Au cours des deux dernières années, le prix moyen de l'électricité sur le marché de l'Ontario n'a pas dépassé 5,74 cents le kilowattheure, ce qui est inférieur au coût de l'électricité facturé à ses clients du Québec, qui est supérieur à 6 cents.

Au cours des deux dernières années, le prix moyen de l'électricité sur le marché de l'Ontario n'a pas dépassé 5,74 cents le kilowattheure, ce qui est inférieur au coût de l'électricité facturé à ses clients du Québec, qui est supérieur à 6 cents.

C'est une preuve que les ventes d'électricité dans les marchés hors Québec ne sont pas aussi rentables qu'on veut nous le faire croire, estime Luc Boulanger, le porte-parole de l'Association québécoise des consommateurs d'électricité, qui regroupe les entreprises grandes consommatrices d'électricité comme les alumineries et les entreprises forestières.

En examinant de près les prix de l'électricité sur les marchés déréglementés de nos voisins, M. Boulanger a constaté que les prix de l'électricité ont été supérieurs à 8 cents le kilowattheure pendant seulement 17,1 % du temps en Ontario depuis deux ans.

Dans les États de la Nouvelle-Angleterre et celui de New York, les prix dépassent 8 cents le kilowattheure entre 15 et 25 % du temps seulement.

Le Québec ne peut pas compter sur les exportations pour s'enrichir comme l'Alberta l'a fait avec le pétrole, en conclut Luc Boulanger, qui déplore l'insistance du premier ministre Jean Charest à affirmer le contraire.

Encore la semaine dernière, dans son discours inaugural, le premier ministre a évoqué l'exemple de la riche Alberta.

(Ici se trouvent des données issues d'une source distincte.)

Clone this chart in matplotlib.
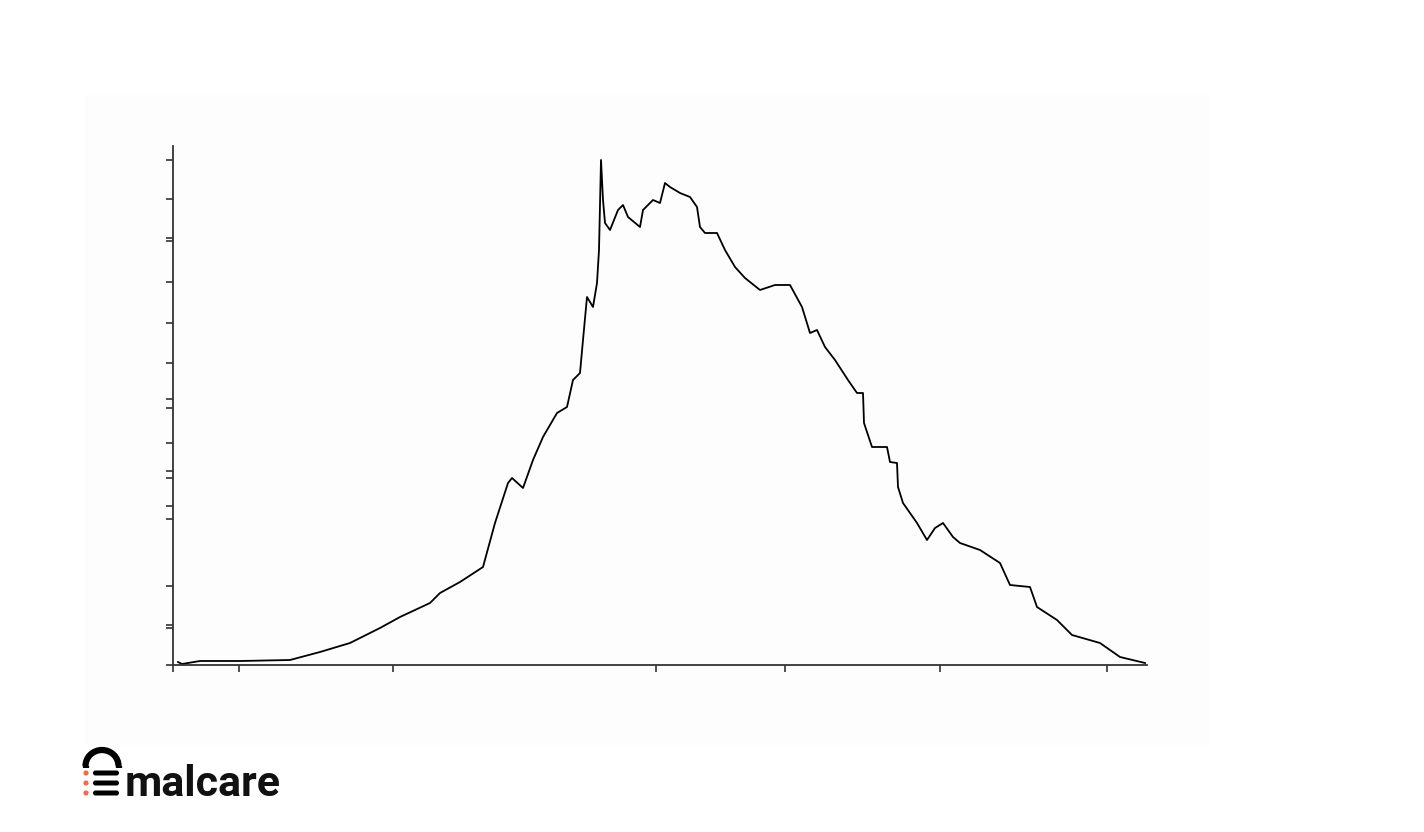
import matplotlib.pyplot as plt
from matplotlib.patches import Arc, Circle, FancyBboxPatch, Rectangle

# curve (x = distance from y axis, y = height above x axis, in px)
xs = [5, 9, 27, 67, 117, 147, 177, 207, 227, 257, 267, 287, 310, 322, 335,
      339, 350, 360, 370, 384, 394, 400, 407, 410, 414, 420, 424, 426, 428, 430,
      432, 437, 445, 450, 455, 467, 470, 480, 487, 492, 497, 507, 517, 524, 527,
      532, 544, 552, 562, 572, 587, 602, 617, 629, 637, 644, 652, 662, 675, 684,
      690, 691, 699, 714, 717, 724, 725, 730, 744, 754, 762, 770, 780, 787, 807,
      827, 837, 857, 864, 884, 899, 927, 937, 947, 972]
ys = [3, 1, 4, 4, 5, 13, 22, 37, 48, 62, 72, 83, 98, 142, 182,
      187, 177, 205, 228, 252, 258, 285, 292, 325, 368, 358, 382, 415, 505, 465,
      442, 435, 455, 460, 448, 438, 455, 465, 462, 482, 478, 472, 468, 458, 438,
      432, 432, 415, 398, 387, 375, 380, 380, 358, 332, 335, 318, 305, 285, 272,
      272, 242, 218, 218, 203, 202, 178, 162, 142, 125, 137, 142, 128, 122, 115,
      102, 80, 78, 58, 45, 30, 22, 15, 8, 2]

xtick_pos = [0, 66, 220, 483, 612, 767, 934]
ytick_pos = [0, 37, 40, 79, 146, 159, 187, 194, 222, 257, 266, 302, 342, 383,
             424, 427, 466, 505]

W, H = 1424, 832
fig = plt.figure(figsize=(W / 100, H / 100), dpi=100)
fig.patch.set_facecolor('white')

# very faint panel behind the chart
bg = fig.add_axes([0, 0, 1, 1])
bg.set_xlim(0, W)
bg.set_ylim(H, 0)
bg.axis('off')
bg.add_patch(Rectangle((85, 95), 1125, 650, facecolor='#fdfdfe', edgecolor='none'))

ax = fig.add_axes([173 / W, (H - 665) / H, (1147 - 173) / W, (665 - 146) / H])
ax.set_facecolor('none')
ax.plot(xs, ys, color='black', lw=1.3)
ax.set_xlim(0, 974)
ax.set_ylim(0, 519)
ax.spines['top'].set_visible(False)
ax.spines['right'].set_visible(False)
for s in ['left', 'bottom']:
    ax.spines[s].set_color('#333333')
    ax.spines[s].set_linewidth(1.3)
ax.set_xticks(xtick_pos)
ax.set_yticks(ytick_pos)
ax.set_xticklabels([])
ax.set_yticklabels([])
ax.tick_params(direction='out', length=5, width=1.2, color='#333333')

# logo
lg = fig.add_axes([0, 0, 1, 1])
lg.set_xlim(0, W)
lg.set_ylim(H, 0)
lg.axis('off')
lg.add_patch(Arc((102, 766), 33, 32, theta1=180, theta2=360, lw=4.5, color='black'))
lg.plot([85.5, 85.5], [766, 768], color='black', lw=4.5, solid_capstyle='butt')
lg.plot([118.5, 118.5], [766, 768], color='black', lw=4.5, solid_capstyle='butt')
for yy in [773, 783, 793]:
    lg.add_patch(FancyBboxPatch((93, yy - 2.5), 26, 5, boxstyle='round,pad=0,rounding_size=2.5',
                                facecolor='black', edgecolor='none'))
    lg.add_patch(Circle((86, yy), 2.6, facecolor='#f26b4a', edgecolor='none'))
lg.text(125, 796, 'malcare', fontsize=31, fontweight='bold', family='Roboto',
        color='#111111', ha='left', va='baseline')

fig.savefig('out.png', dpi=100)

«Nous créerons de la richesse avec notre énergie renouvelable, notre hydroélectricité, notre pétrole à nous», a dit M. Charest.

Les entreprises grandes consommatrices d'électricité estiment qu'il faut arrêter de comparer l'électricité du Québec au pétrole de l'Alberta.

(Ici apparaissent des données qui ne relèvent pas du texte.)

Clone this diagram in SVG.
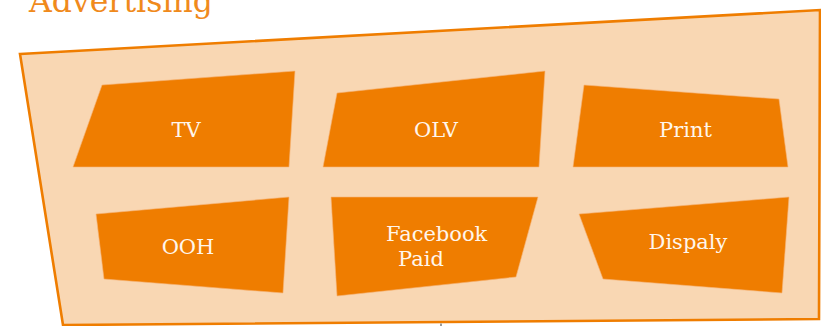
<svg xmlns="http://www.w3.org/2000/svg" width="821" height="326" viewBox="0 0 821 326">
<style>
.frame{fill:#F9D7B3;stroke:#EF7D00;stroke-width:2.6;stroke-linejoin:miter}
.box{fill:#EF7D00;stroke:#F6B57A;stroke-width:0.6}
.lbl{font-family:"DejaVu Serif","Liberation Serif",serif;font-size:21px;fill:#FFF6EC}
.title{font-family:"DejaVu Serif","Liberation Serif",serif;font-size:31.5px;fill:#F08A1C}
.c{text-anchor:middle}
</style>
<rect width="821" height="326" fill="#FFFFFF"/>
<text class="title" x="29" y="12">Advertising</text>
<g id="frame">
<polygon class="frame" points="20,54 820,10 819,319 63,325"/>
</g>
<g id="connectors">
<line x1="441" y1="323.5" x2="441" y2="326" stroke="#9A9A9A" stroke-width="2"/>
</g>
<g id="tv">
<polygon class="box" points="102,85 295,71 289,167 73,167"/>
<text class="lbl c" x="186" y="137">TV</text>
</g>
<g id="olv">
<polygon class="box" points="337,93 545,71 539,167 323,167"/>
<text class="lbl c" x="436" y="137">OLV</text>
</g>
<g id="print">
<polygon class="box" points="584,85 779,99 788,167 573,167"/>
<text class="lbl c" x="685.5" y="137">Print</text>
</g>
<g id="ooh">
<polygon class="box" points="96,214 289,197 283,293 104,279"/>
<text class="lbl c" x="188" y="254">OOH</text>
</g>
<g id="facebook">
<polygon class="box" points="331,197 538,197 516,277 337,296"/>
<text class="lbl" x="386" y="241">Facebook</text>
<text class="lbl" x="398" y="266">Paid</text>
</g>
<g id="dispaly">
<polygon class="box" points="579,214 789,197 782,293 603,279"/>
<text class="lbl c" x="688" y="249">Dispaly</text>
</g>
</svg>
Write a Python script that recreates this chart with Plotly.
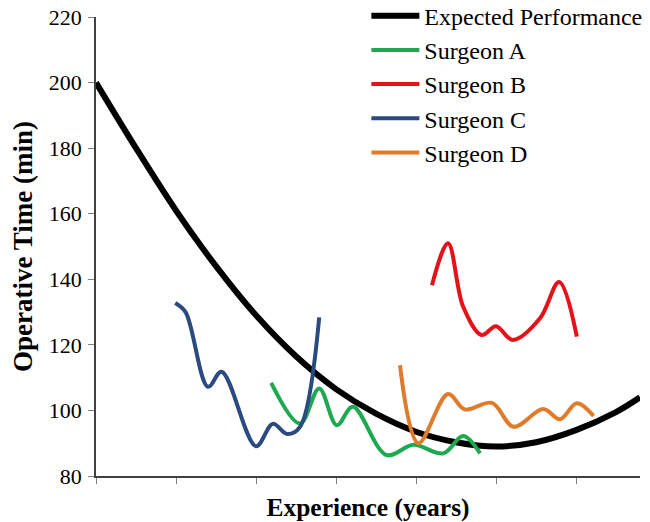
import plotly.graph_objects as go

# ---- data (x in experience units, y in minutes) ----
expected_x = [0, 0.5, 1, 1.5, 2, 2.5, 3, 3.5, 4, 4.5, 5, 5.5, 6, 6.5, 6.8]
expected_y = [200, 180, 161, 144, 129, 116.5, 106.5, 99, 93.5, 90.3, 89, 90.3, 94, 99.5, 104]

surgeon_a_x = [2.19, 2.55, 2.79, 3.01, 3.21, 3.63, 3.97, 4.34, 4.59, 4.8]
surgeon_a_y = [108.4, 96, 106.7, 95.5, 101.1, 86.4, 89.5, 86.9, 92.2, 86.9]

surgeon_b_x = [4.2, 4.4, 4.59, 4.82, 5.0, 5.21, 5.55, 5.79, 6.01]
surgeon_b_y = [138.2, 151, 131.6, 123, 125.7, 121.5, 128.1, 139.2, 122.5]

surgeon_c_x = [0.99, 1.12, 1.40, 1.57, 2.0, 2.21, 2.39, 2.55, 2.79]
surgeon_c_y = [132.8, 130, 107.2, 111.8, 89.1, 95.9, 92.8, 95, 128.4]

surgeon_d_x = [3.8, 4.03, 4.4, 4.61, 4.95, 5.22, 5.59, 5.8, 6.01, 6.22]
surgeon_d_y = [113.8, 90, 105, 100.3, 102.3, 95, 100.4, 97.3, 102.2, 98.3]

x_ticks = [0, 1, 2, 3, 4, 5, 6]
y_ticks = [80, 100, 120, 140, 160, 180, 200, 220]

names = ["Expected Performance", "Surgeon A", "Surgeon B", "Surgeon C", "Surgeon D"]
colors = ["#000000", "#1EA84F", "#E5121A", "#2B4A80", "#DF7B2B"]
widths = [6, 4, 4, 4, 4]
series = [
    (expected_x, expected_y),
    (surgeon_a_x, surgeon_a_y),
    (surgeon_b_x, surgeon_b_y),
    (surgeon_c_x, surgeon_c_y),
    (surgeon_d_x, surgeon_d_y),
]

FONT = "Liberation Serif, Times New Roman, serif"

fig = go.Figure()
for name, color, w, (xs, ys) in zip(names, colors, widths, series):
    fig.add_trace(go.Scatter(
        x=xs, y=ys, name=name, mode="lines",
        line=dict(color=color, width=w, shape="spline", smoothing=1.0),
    ))

# page body has an 8px margin, so the figure is 8px smaller and shifted
fig.update_layout(
    width=642, height=514,
    margin=dict(l=88, r=10, t=9, b=46, autoexpand=False),
    paper_bgcolor="white", plot_bgcolor="white",
    font=dict(family=FONT, size=22, color="black"),
    showlegend=True,
    legend=dict(
        x=0.497, y=1.051, xanchor="left", yanchor="top",
        font=dict(family=FONT, size=24, color="black"),
        bgcolor="rgba(0,0,0,0)", itemwidth=48, tracegroupgap=0,
    ),
    xaxis=dict(
        range=[0, 6.8], tickvals=x_ticks, showticklabels=False,
        ticks="outside", ticklen=6, tickcolor="#808080", tickwidth=1,
        showline=True, linecolor="#404040", linewidth=1.5,
        showgrid=False, zeroline=False, automargin=False,
        title=dict(text="<b>Experience (years)</b>", standoff=17,
                   font=dict(family=FONT, size=25.5, color="black")),
    ),
    yaxis=dict(
        range=[80, 220], tickvals=y_ticks,
        ticks="outside", ticklen=6, tickcolor="#808080", tickwidth=1,
        ticklabelstandoff=2, ticklabeloverflow="allow",
        showline=True, linecolor="#404040", linewidth=1.5,
        showgrid=False, zeroline=False, automargin=False,
        title=dict(text="<b>Operative Time (min)</b>", standoff=13,
                   font=dict(family=FONT, size=27, color="black")),
    ),
)

fig.write_html("out.html")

«Le prix du pétrole est fixé au niveau mondial et la production de l'Alberta ne compte que pour 3 % du marché», explique-t-il.

Le Québec, au contraire, est un gros joueur dans le marché de l'électricité et plus il exporte, plus il contribue à faire baisser les prix.

Dans ce marché régional, où les centrales nucléaires, les centrales au charbon et les centrales au gaz naturel ne peuvent arrêter de produire quand la demande baisse, elles réduisent leur prix pour écouler leur électricité. Résultat, les prix sont parfois négatifs, et en tout temps, ils sont impossibles à prévoir.

«Le Québec ne peut pas baser sa stratégie économique sur les exportations, dit Luc Boulanger. Si les prix s'effondrent, on se retrouverait gros-jean comme devant.»

Le gouvernement du Québec devrait plutôt rechercher un équilibre entre les exportations et l'utilisation de l'électricité dans la province, qui rapporte l'équivalent 14 cents le kilowattheure en salaires, en matières premières et en biens et services, a calculé l'Association.

M. Boulanger défendra cette position demain au congrès annuel de la Société canadienne de sciences économique, qui a lieu à Québec. Il aura comme vis-à-vis les professeurs Jean-Thomas Bernard, de l'Université Laval, et Marcel Boyer, de l'Université de Montréal, qui prônent tous deux la fin des ventes massives d'électricité aux alumineries et aux autres entreprises énergivores pour pouvoir exporter davantage à des prix plus élevés.

Le problème avec ces économistes «académiques», estime Luc Boulanger, c'est qu'ils tiennent pour acquis que les emplois des alumineries seraient remplacés facilement par d'autres emplois équivalents.

«C'est peut-être vrai à Montréal, mais certainement pas dans les régions», dit-il.

Se servir des bas tarifs d'électricité pour attirer et maintenir au Québec des entreprises comme les alumineries est une bonne stratégie, croit Luc Boulanger, même si c'est apparenté à des subventions.

«Tout le monde fait ça», dit-il, en donnant l'exemple des subventions du gouvernement américain à Boeing, qui ont coûté plus de 4 milliards US, mais qui rapportent beaucoup plus que ça.